Critical Business Processes to Protect:
- The compilation process: Ensuring that the compiler is secure and does not introduce vulnerabilities into the generated code.
- The Taichi runtime: Protecting the runtime environment from exploits that could compromise user systems.
- The integrity of the Taichi package: Preventing malicious modifications to the package distributed through PyPI.
Data to Protect and Sensitivity:
- Taichi source code (written by users): Sensitivity varies depending on the application. Could range from non-sensitive (e.g., public research code) to highly sensitive (e.g., proprietary algorithms). The compiler itself should not leak or mishandle this code, regardless of its sensitivity.
- Compiled code: Contains the logic of the user's program and may need to be protected depending on the application.

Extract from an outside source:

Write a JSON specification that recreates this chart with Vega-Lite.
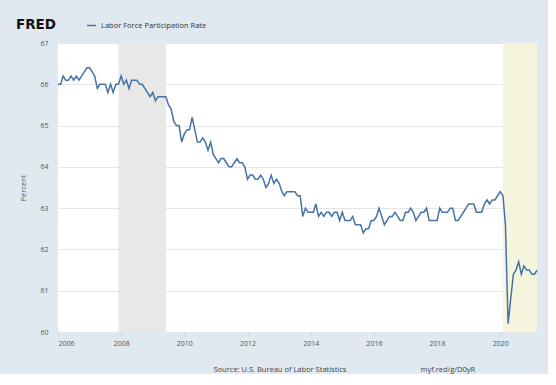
{
  "$schema": "https://vega.github.io/schema/vega-lite/v6.json",
  "autosize": {"type": "none"},
  "width": 479,
  "height": 289,
  "padding": {"left": 58, "top": 43, "right": 11, "bottom": 42},
  "background": "#e1e9f0",
  "config": {
    "view": {"fill": "white", "stroke": null},
    "font": "Open Sans"
  },
  "layer": [
    {
      "data": {"values": [
        {"start": "2007-12-01", "end": "2009-06-01", "kind": "recession"},
        {"start": "2020-02-01", "end": "2021-03-01", "kind": "current"}
      ]},
      "mark": {"type": "rect"},
      "encoding": {
        "x": {"field": "start", "type": "temporal", "scale": {"domain": ["2006-01-01", "2021-03-01"]}},
        "x2": {"field": "end"},
        "fill": {"field": "kind", "type": "nominal", "scale": {"domain": ["recession", "current"], "range": ["#e8e8e8", "#f5f4dc"]}, "legend": null}
      }
    },
    {
      "data": {"values": [
        {"date":"2006-01-01","value":66.0},{"date":"2006-02-01","value":66.0},{"date":"2006-03-01","value":66.2},{"date":"2006-04-01","value":66.1},{"date":"2006-05-01","value":66.1},{"date":"2006-06-01","value":66.2},{"date":"2006-07-01","value":66.1},{"date":"2006-08-01","value":66.2},{"date":"2006-09-01","value":66.1},{"date":"2006-10-01","value":66.2},{"date":"2006-11-01","value":66.3},{"date":"2006-12-01","value":66.4},
        {"date":"2007-01-01","value":66.4},{"date":"2007-02-01","value":66.3},{"date":"2007-03-01","value":66.2},{"date":"2007-04-01","value":65.9},{"date":"2007-05-01","value":66.0},{"date":"2007-06-01","value":66.0},{"date":"2007-07-01","value":66.0},{"date":"2007-08-01","value":65.8},{"date":"2007-09-01","value":66.0},{"date":"2007-10-01","value":65.8},{"date":"2007-11-01","value":66.0},{"date":"2007-12-01","value":66.0},
        {"date":"2008-01-01","value":66.2},{"date":"2008-02-01","value":66.0},{"date":"2008-03-01","value":66.1},{"date":"2008-04-01","value":65.9},{"date":"2008-05-01","value":66.1},{"date":"2008-06-01","value":66.1},{"date":"2008-07-01","value":66.1},{"date":"2008-08-01","value":66.0},{"date":"2008-09-01","value":66.0},{"date":"2008-10-01","value":65.9},{"date":"2008-11-01","value":65.8},{"date":"2008-12-01","value":65.7},
        {"date":"2009-01-01","value":65.8},{"date":"2009-02-01","value":65.6},{"date":"2009-03-01","value":65.7},{"date":"2009-04-01","value":65.7},{"date":"2009-05-01","value":65.7},{"date":"2009-06-01","value":65.7},{"date":"2009-07-01","value":65.5},{"date":"2009-08-01","value":65.4},{"date":"2009-09-01","value":65.1},{"date":"2009-10-01","value":65.0},{"date":"2009-11-01","value":65.0},{"date":"2009-12-01","value":64.6},
        {"date":"2010-01-01","value":64.8},{"date":"2010-02-01","value":64.9},{"date":"2010-03-01","value":64.9},{"date":"2010-04-01","value":65.2},{"date":"2010-05-01","value":64.9},{"date":"2010-06-01","value":64.6},{"date":"2010-07-01","value":64.6},{"date":"2010-08-01","value":64.7},{"date":"2010-09-01","value":64.6},{"date":"2010-10-01","value":64.4},{"date":"2010-11-01","value":64.6},{"date":"2010-12-01","value":64.3},
        {"date":"2011-01-01","value":64.2},{"date":"2011-02-01","value":64.1},{"date":"2011-03-01","value":64.2},{"date":"2011-04-01","value":64.2},{"date":"2011-05-01","value":64.1},{"date":"2011-06-01","value":64.0},{"date":"2011-07-01","value":64.0},{"date":"2011-08-01","value":64.1},{"date":"2011-09-01","value":64.2},{"date":"2011-10-01","value":64.1},{"date":"2011-11-01","value":64.1},{"date":"2011-12-01","value":64.0},
        {"date":"2012-01-01","value":63.7},{"date":"2012-02-01","value":63.8},{"date":"2012-03-01","value":63.8},{"date":"2012-04-01","value":63.7},{"date":"2012-05-01","value":63.7},{"date":"2012-06-01","value":63.8},{"date":"2012-07-01","value":63.7},{"date":"2012-08-01","value":63.5},{"date":"2012-09-01","value":63.6},{"date":"2012-10-01","value":63.8},{"date":"2012-11-01","value":63.6},{"date":"2012-12-01","value":63.7},
        {"date":"2013-01-01","value":63.6},{"date":"2013-02-01","value":63.4},{"date":"2013-03-01","value":63.3},{"date":"2013-04-01","value":63.4},{"date":"2013-05-01","value":63.4},{"date":"2013-06-01","value":63.4},{"date":"2013-07-01","value":63.4},{"date":"2013-08-01","value":63.3},{"date":"2013-09-01","value":63.3},{"date":"2013-10-01","value":62.8},{"date":"2013-11-01","value":63.0},{"date":"2013-12-01","value":62.9},
        {"date":"2014-01-01","value":62.9},{"date":"2014-02-01","value":62.9},{"date":"2014-03-01","value":63.1},{"date":"2014-04-01","value":62.8},{"date":"2014-05-01","value":62.9},{"date":"2014-06-01","value":62.8},{"date":"2014-07-01","value":62.9},{"date":"2014-08-01","value":62.9},{"date":"2014-09-01","value":62.8},{"date":"2014-10-01","value":62.9},{"date":"2014-11-01","value":62.9},{"date":"2014-12-01","value":62.7},
        {"date":"2015-01-01","value":62.9},{"date":"2015-02-01","value":62.7},{"date":"2015-03-01","value":62.7},{"date":"2015-04-01","value":62.7},{"date":"2015-05-01","value":62.8},{"date":"2015-06-01","value":62.6},{"date":"2015-07-01","value":62.6},{"date":"2015-08-01","value":62.6},{"date":"2015-09-01","value":62.4},{"date":"2015-10-01","value":62.5},{"date":"2015-11-01","value":62.5},{"date":"2015-12-01","value":62.7},
        {"date":"2016-01-01","value":62.7},{"date":"2016-02-01","value":62.8},{"date":"2016-03-01","value":63.0},{"date":"2016-04-01","value":62.8},{"date":"2016-05-01","value":62.6},{"date":"2016-06-01","value":62.7},{"date":"2016-07-01","value":62.8},{"date":"2016-08-01","value":62.8},{"date":"2016-09-01","value":62.9},{"date":"2016-10-01","value":62.8},{"date":"2016-11-01","value":62.7},{"date":"2016-12-01","value":62.7},
        {"date":"2017-01-01","value":62.9},{"date":"2017-02-01","value":62.9},{"date":"2017-03-01","value":63.0},{"date":"2017-04-01","value":62.9},{"date":"2017-05-01","value":62.7},{"date":"2017-06-01","value":62.8},{"date":"2017-07-01","value":62.9},{"date":"2017-08-01","value":62.9},{"date":"2017-09-01","value":63.0},{"date":"2017-10-01","value":62.7},{"date":"2017-11-01","value":62.7},{"date":"2017-12-01","value":62.7},
        {"date":"2018-01-01","value":62.7},{"date":"2018-02-01","value":63.0},{"date":"2018-03-01","value":62.9},{"date":"2018-04-01","value":62.9},{"date":"2018-05-01","value":62.9},{"date":"2018-06-01","value":63.0},{"date":"2018-07-01","value":63.0},{"date":"2018-08-01","value":62.7},{"date":"2018-09-01","value":62.7},{"date":"2018-10-01","value":62.8},{"date":"2018-11-01","value":62.9},{"date":"2018-12-01","value":63.0},
        {"date":"2019-01-01","value":63.1},{"date":"2019-02-01","value":63.1},{"date":"2019-03-01","value":63.1},{"date":"2019-04-01","value":62.9},{"date":"2019-05-01","value":62.9},{"date":"2019-06-01","value":62.9},{"date":"2019-07-01","value":63.1},{"date":"2019-08-01","value":63.2},{"date":"2019-09-01","value":63.1},{"date":"2019-10-01","value":63.2},{"date":"2019-11-01","value":63.2},{"date":"2019-12-01","value":63.3},
        {"date":"2020-01-01","value":63.4},{"date":"2020-02-01","value":63.3},{"date":"2020-03-01","value":62.6},{"date":"2020-04-01","value":60.2},{"date":"2020-05-01","value":60.8},{"date":"2020-06-01","value":61.4},{"date":"2020-07-01","value":61.5},{"date":"2020-08-01","value":61.7},{"date":"2020-09-01","value":61.4},{"date":"2020-10-01","value":61.6},{"date":"2020-11-01","value":61.5},{"date":"2020-12-01","value":61.5},
        {"date":"2021-01-01","value":61.4},{"date":"2021-02-01","value":61.4},{"date":"2021-03-01","value":61.5}
      ]},
      "mark": {"type": "line", "strokeWidth": 1.5, "interpolate": "linear"},
      "encoding": {
        "x": {
          "field": "date", "type": "temporal",
          "scale": {"domain": ["2006-01-01", "2021-03-01"]},
          "axis": {
            "title": "Source: U.S. Bureau of Labor Statistics\u00a0\u00a0\u00a0\u00a0\u00a0\u00a0\u00a0\u00a0\u00a0\u00a0\u00a0\u00a0\u00a0\u00a0\u00a0\u00a0\u00a0\u00a0\u00a0\u00a0\u00a0\u00a0\u00a0\u00a0\u00a0\u00a0\u00a0\u00a0\u00a0\u00a0\u00a0\u00a0\u00a0\u00a0\u00a0\u00a0\u00a0\u00a0myf.red/g/D0yR",
            "titleX": 155, "titleY": 39, "titleAlign": "left", "titleAnchor": "start", "titleBaseline": "alphabetic",
            "titleFont": "Open Sans", "titleFontSize": 7.5, "titleFontWeight": "normal", "titleColor": "#444444",
            "format": "%Y",
            "values": ["2006-01-01","2008-01-01","2010-01-01","2012-01-01","2014-01-01","2016-01-01","2018-01-01","2020-01-01"],
            "grid": false, "domain": false,
            "ticks": true, "tickSize": 4, "tickColor": "#ccd6eb",
            "labelFont": "Open Sans", "labelFontSize": 7, "labelColor": "#555555", "labelPadding": 3
          }
        },
        "y": {
          "field": "value", "type": "quantitative",
          "scale": {"domain": [60, 67], "nice": false, "zero": false},
          "axis": {
            "title": "Percent",
            "titleFont": "Open Sans", "titleFontSize": 7.5, "titleFontWeight": "normal", "titleColor": "#555555", "titlePadding": 12,
            "values": [60, 61, 62, 63, 64, 65, 66, 67],
            "grid": true, "gridColor": "#e6e6e6", "gridWidth": 1,
            "domain": false, "ticks": false, "tickSize": 0,
            "labelFont": "Open Sans", "labelFontSize": 7, "labelColor": "#555555", "labelPadding": 10
          }
        },
        "color": {
          "datum": "Labor Force Participation Rate",
          "scale": {"range": ["#4572a7"]},
          "legend": {
            "orient": "none", "legendX": -42, "legendY": -23,
            "title": "FRED", "titleOrient": "left", "titleFont": "DejaVu Sans", "titleFontSize": 13.5, "titleFontWeight": 900, "titleColor": "#111111", "titlePadding": 29, "titleBaseline": "middle",
            "symbolType": "stroke", "symbolStrokeWidth": 1.5, "symbolSize": 80,
            "labelFont": "Open Sans", "labelFontSize": 7.5, "labelColor": "#333333", "labelOffset": 4
          }
        }
      }
    }
  ]
}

- Intermediate Representation (IR): Internal data structure used by the compiler. Not directly exposed to users, but its integrity is crucial for the security of the compilation process.
- User data processed by Taichi programs: This is entirely dependent on the specific application. Taichi itself should provide mechanisms (e.g., memory safety) to help users protect their data, but the ultimate responsibility lies with the user.
Questions:
- What is the specific threat model for Taichi? (e.g., Who are the potential attackers? What are their motivations and capabilities?)
- Are there any plans to develop a formal security policy or vulnerability disclosure program?
- What level of security assurance is desired for Taichi? (e.g., Is formal verification being considered?)
- What are the specific security requirements for any future extensions or features (e.g., a package manager)?
- How are third-party dependencies managed and updated? Is there a process for tracking and addressing vulnerabilities in these dependencies?
- What is the process for handling security-related bug reports?
Assumptions:
- BUSINESS POSTURE: The primary users of Taichi are researchers and developers who are somewhat technically savvy.
- BUSINESS POSTURE: Performance and ease of use are prioritized over absolute security. However, reasonable security measures are expected.
- SECURITY POSTURE: The development team is aware of basic security principles and follows common secure coding practices.
- SECURITY POSTURE: The project relies on the security of underlying components like LLVM and the Python interpreter.
- DESIGN: The provided repository structure and CI configuration are representative of the current development practices.
- DESIGN: The primary distribution method is through
pip
and PyPI. - DESIGN: Users are responsible for securing their own development and deployment environments.